To date, they seem satisfied with their results, which they get by trading their members’ votes in order to get concessions from Democrats.

“To achieve this leverage, the [WFP] has used sophisticated voter canvassing, populist appeals and lots of shoe leather to draw double-digit support in many races,” writes a sympathetic Michah L. Sirfy in a feature article for the Nation (Nov. 6, 2000).

Sirfy reports, “What’s given Working Families real muscle is the party’s demonstrated ability, in a series of lower-level elections over the past year, to mobilize blacks, Latinos and other minorities, along with white blue-collar workers and suburban independents, around an economic populist agenda as well as the concept of a new independent party.”

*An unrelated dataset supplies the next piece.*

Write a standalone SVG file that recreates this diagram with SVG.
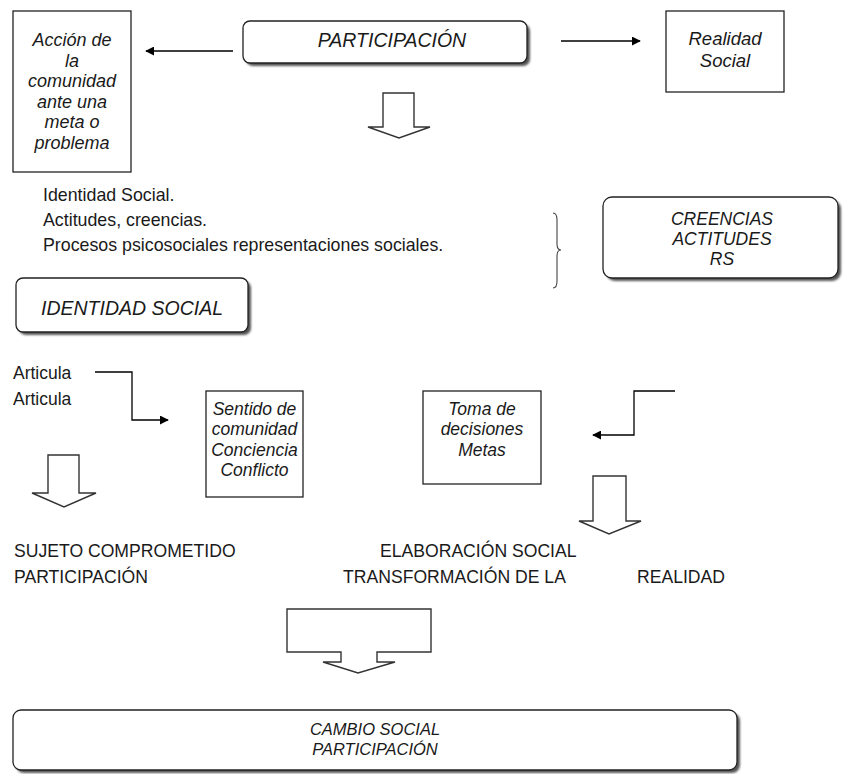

But of course, the WFP isn’t an independent party at all. It’s a pressure group trading the votes of Blacks, Latinos, and blue-collar workers (the WRP garnered 100,000 votes for Hillary Clinton’s senatorial election).

Says the WFP’s Connecticut director, “What really made the [New York WFP] a player was they used their ballot line in a strategic way. … It really comes from making strategic decisions about how to use their ballot line and from doing very good grassroots work. We’re capable of doing the same things here.”

The Working Families Party’s gimmick of getting workers to vote for Clinton and other corporate candidates brings to mind the union officials mostly in the New York garment industry that in the 1930s set up an outfit called the American Labor Party, in order to curb some workers’ lifelong tradition of refusing to back capitalist candidates, Democrats and Republicans.

Though seemingly a WFP sympathizer, the Nation’s Sirfy worries that the WFD, “especially in the top-of-the ballot-races,” might appear to be “a mere adjunct of the Democratic Party.”

Sirfy’s concerns however don’t disturb the populist jokester Jim Hightower, who most seriously endorsed the Clinton endorsement gambit: “If people are going to vote for Hillary over [Republican] Lazio, which certainly makes sense, what better way to put your vote to work for the long-term progressive agenda, which the WPF represents in New York than by voting [for Clinton] on the [WFP] party’s Line H.”

Of course, what would make better sense than backing corporate candidates, including Hillary Clinton, would be if union officials took their members’ declining living standards seriously and started strategizing on how to independently and politically mobilize their members, while they still have enough members to matter.

If it makes sense not to settle for company unions, certainly it makes as much sense not to settle for company political parties. Certainly that notion made sense to Debs and events since his death in 1924 only confirm the rightness of his political views about the Democratic and the Republican parties.